→ TASK PROMPT: Your task is to repeat the lines below exactly, excluding any pictures they contain.
+===+
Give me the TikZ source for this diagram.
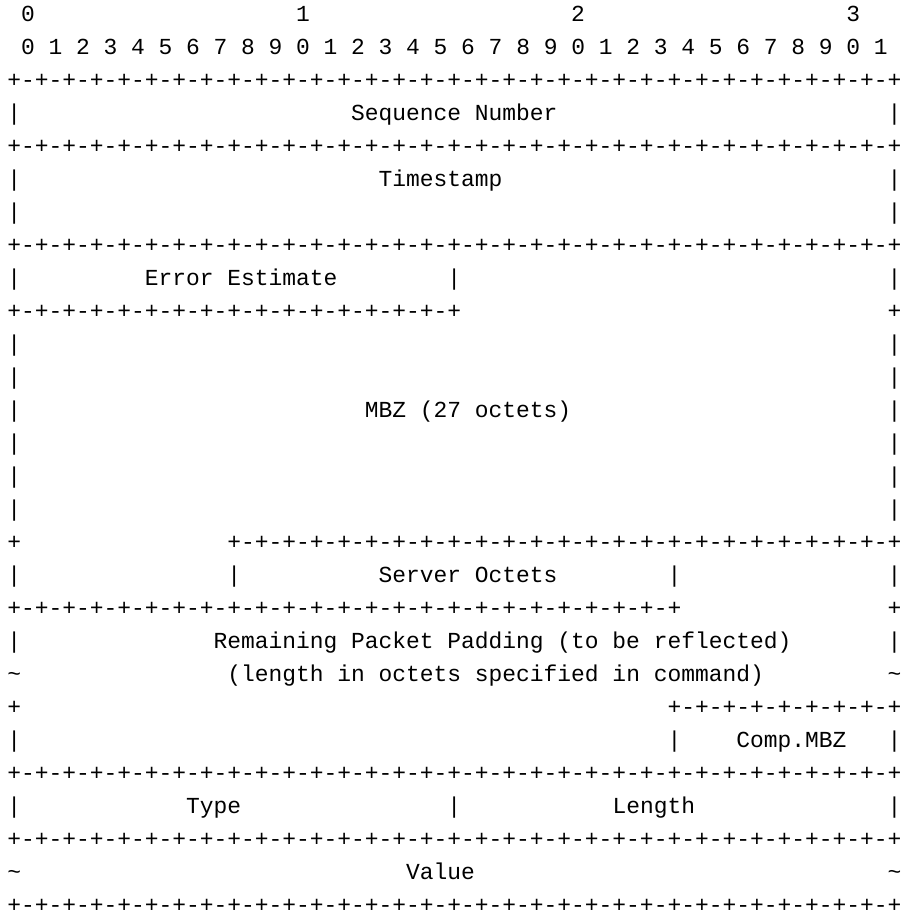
\documentclass[tikz,border=0pt]{standalone}
\usepackage{fontspec}
\newfontfamily\mono[WordSpace={1,0,0},RawFeature=+zero]{Liberation Mono}
\frenchspacing
\def\pp{+-}
\def\pq{\pp\pp\pp\pp\pp\pp\pp\pp}
\def\full{\pq\pq\pq\pq+}
\def\half{\pq\pq+}
\def\threeq{\pq\pq\pq+}
\def\quart{\pq+}
\def\bits{0 1 2 3 4 5 6 7 8 9 0 1 2 3 4 5 6 7 8 9 0 1 2 3 4 5 6 7 8 9 0 1}
\tikzset{txt/.style={font=\mono\fontsize{11.46pt}{16.5pt}\selectfont,inner sep=0pt,outer sep=0pt,anchor=base west,text=black}}
\newcommand\seg[4]{\node[txt] (#1) at ({3.7pt+#3*6.876pt},{-10.85pt-(#2-1)*16.5pt}) {#4};}
\newcommand\tl{\textasciitilde}
\begin{document}
\begin{tikzpicture}
\useasboundingbox[fill=white] (0,0) rectangle (450pt,-456.5pt);
% header
\seg{ha}{1}{1}{0}\seg{hb}{1}{21}{1}\seg{hc}{1}{41}{2}\seg{hd}{1}{61}{3}
\seg{bits}{2}{1}{\bits}
\seg{b3}{3}{0}{\full}
% sequence number
\seg{l4}{4}{0}{|}\seg{seq}{4}{25}{Sequence Number}\seg{r4}{4}{64}{|}
\seg{b5}{5}{0}{\full}
% timestamp
\seg{l6}{6}{0}{|}\seg{ts}{6}{27}{Timestamp}\seg{r6}{6}{64}{|}
\seg{l7}{7}{0}{|}\seg{r7}{7}{64}{|}
\seg{b8}{8}{0}{\full}
% error estimate
\seg{l9}{9}{0}{|}\seg{err}{9}{10}{Error Estimate}\seg{m9}{9}{32}{|}\seg{r9}{9}{64}{|}
\seg{b10}{10}{0}{\half}\seg{p10}{10}{64}{+}
% MBZ
\seg{l11}{11}{0}{|}\seg{r11}{11}{64}{|}
\seg{l12}{12}{0}{|}\seg{r12}{12}{64}{|}
\seg{l13}{13}{0}{|}\seg{mbz}{13}{26}{MBZ (27 octets)}\seg{r13}{13}{64}{|}
\seg{l14}{14}{0}{|}\seg{r14}{14}{64}{|}
\seg{l15}{15}{0}{|}\seg{r15}{15}{64}{|}
\seg{l16}{16}{0}{|}\seg{r16}{16}{64}{|}
\seg{p17}{17}{0}{+}\seg{b17}{17}{16}{\threeq}
% server octets
\seg{l18}{18}{0}{|}\seg{m18a}{18}{16}{|}\seg{srv}{18}{27}{Server Octets}\seg{m18b}{18}{48}{|}\seg{r18}{18}{64}{|}
\seg{b19}{19}{0}{\threeq}\seg{p19}{19}{64}{+}
% padding
\seg{l20}{20}{0}{|}\seg{pad}{20}{15}{Remaining Packet Padding (to be reflected)}\seg{r20}{20}{64}{|}
\seg{l21}{21}{0}{\tl}\seg{padlen}{21}{16}{(length in octets specified in command)}\seg{r21}{21}{64}{\tl}
\seg{p22}{22}{0}{+}\seg{b22}{22}{48}{\quart}
\seg{l23}{23}{0}{|}\seg{m23}{23}{48}{|}\seg{cmbz}{23}{53}{Comp.MBZ}\seg{r23}{23}{64}{|}
\seg{b24}{24}{0}{\full}
% TLV
\seg{l25}{25}{0}{|}\seg{type}{25}{13}{Type}\seg{m25}{25}{32}{|}\seg{len}{25}{44}{Length}\seg{r25}{25}{64}{|}
\seg{b26}{26}{0}{\full}
\seg{l27}{27}{0}{\tl}\seg{val}{27}{29}{Value}\seg{r27}{27}{64}{\tl}
\seg{b28}{28}{0}{\full}
\end{tikzpicture}
\end{document}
+===+
→ EXERCISE RESULT:
Give me the TikZ source for this diagram.
\documentclass[tikz,border=0pt]{standalone}
\usepackage{fontspec}
\newfontfamily\mono[WordSpace={1,0,0},RawFeature=+zero]{Liberation Mono}
\frenchspacing
\def\pp{+-}
\def\pq{\pp\pp\pp\pp\pp\pp\pp\pp}
\def\full{\pq\pq\pq\pq+}
\def\half{\pq\pq+}
\def\threeq{\pq\pq\pq+}
\def\quart{\pq+}
\def\bits{0 1 2 3 4 5 6 7 8 9 0 1 2 3 4 5 6 7 8 9 0 1 2 3 4 5 6 7 8 9 0 1}
\tikzset{txt/.style={font=\mono\fontsize{11.46pt}{16.5pt}\selectfont,inner sep=0pt,outer sep=0pt,anchor=base west,text=black}}
\newcommand\seg[4]{\node[txt] (#1) at ({3.7pt+#3*6.876pt},{-10.85pt-(#2-1)*16.5pt}) {#4};}
\newcommand\tl{\textasciitilde}
\begin{document}
\begin{tikzpicture}
\useasboundingbox[fill=white] (0,0) rectangle (450pt,-456.5pt);
% header
\seg{ha}{1}{1}{0}\seg{hb}{1}{21}{1}\seg{hc}{1}{41}{2}\seg{hd}{1}{61}{3}
\seg{bits}{2}{1}{\bits}
\seg{b3}{3}{0}{\full}
% sequence number
\seg{l4}{4}{0}{|}\seg{seq}{4}{25}{Sequence Number}\seg{r4}{4}{64}{|}
\seg{b5}{5}{0}{\full}
% timestamp
\seg{l6}{6}{0}{|}\seg{ts}{6}{27}{Timestamp}\seg{r6}{6}{64}{|}
\seg{l7}{7}{0}{|}\seg{r7}{7}{64}{|}
\seg{b8}{8}{0}{\full}
% error estimate
\seg{l9}{9}{0}{|}\seg{err}{9}{10}{Error Estimate}\seg{m9}{9}{32}{|}\seg{r9}{9}{64}{|}
\seg{b10}{10}{0}{\half}\seg{p10}{10}{64}{+}
% MBZ
\seg{l11}{11}{0}{|}\seg{r11}{11}{64}{|}
\seg{l12}{12}{0}{|}\seg{r12}{12}{64}{|}
\seg{l13}{13}{0}{|}\seg{mbz}{13}{26}{MBZ (27 octets)}\seg{r13}{13}{64}{|}
\seg{l14}{14}{0}{|}\seg{r14}{14}{64}{|}
\seg{l15}{15}{0}{|}\seg{r15}{15}{64}{|}
\seg{l16}{16}{0}{|}\seg{r16}{16}{64}{|}
\seg{p17}{17}{0}{+}\seg{b17}{17}{16}{\threeq}
% server octets
\seg{l18}{18}{0}{|}\seg{m18a}{18}{16}{|}\seg{srv}{18}{27}{Server Octets}\seg{m18b}{18}{48}{|}\seg{r18}{18}{64}{|}
\seg{b19}{19}{0}{\threeq}\seg{p19}{19}{64}{+}
% padding
\seg{l20}{20}{0}{|}\seg{pad}{20}{15}{Remaining Packet Padding (to be reflected)}\seg{r20}{20}{64}{|}
\seg{l21}{21}{0}{\tl}\seg{padlen}{21}{16}{(length in octets specified in command)}\seg{r21}{21}{64}{\tl}
\seg{p22}{22}{0}{+}\seg{b22}{22}{48}{\quart}
\seg{l23}{23}{0}{|}\seg{m23}{23}{48}{|}\seg{cmbz}{23}{53}{Comp.MBZ}\seg{r23}{23}{64}{|}
\seg{b24}{24}{0}{\full}
% TLV
\seg{l25}{25}{0}{|}\seg{type}{25}{13}{Type}\seg{m25}{25}{32}{|}\seg{len}{25}{44}{Length}\seg{r25}{25}{64}{|}
\seg{b26}{26}{0}{\full}
\seg{l27}{27}{0}{\tl}\seg{val}{27}{29}{Value}\seg{r27}{27}{64}{\tl}
\seg{b28}{28}{0}{\full}
\end{tikzpicture}
\end{document}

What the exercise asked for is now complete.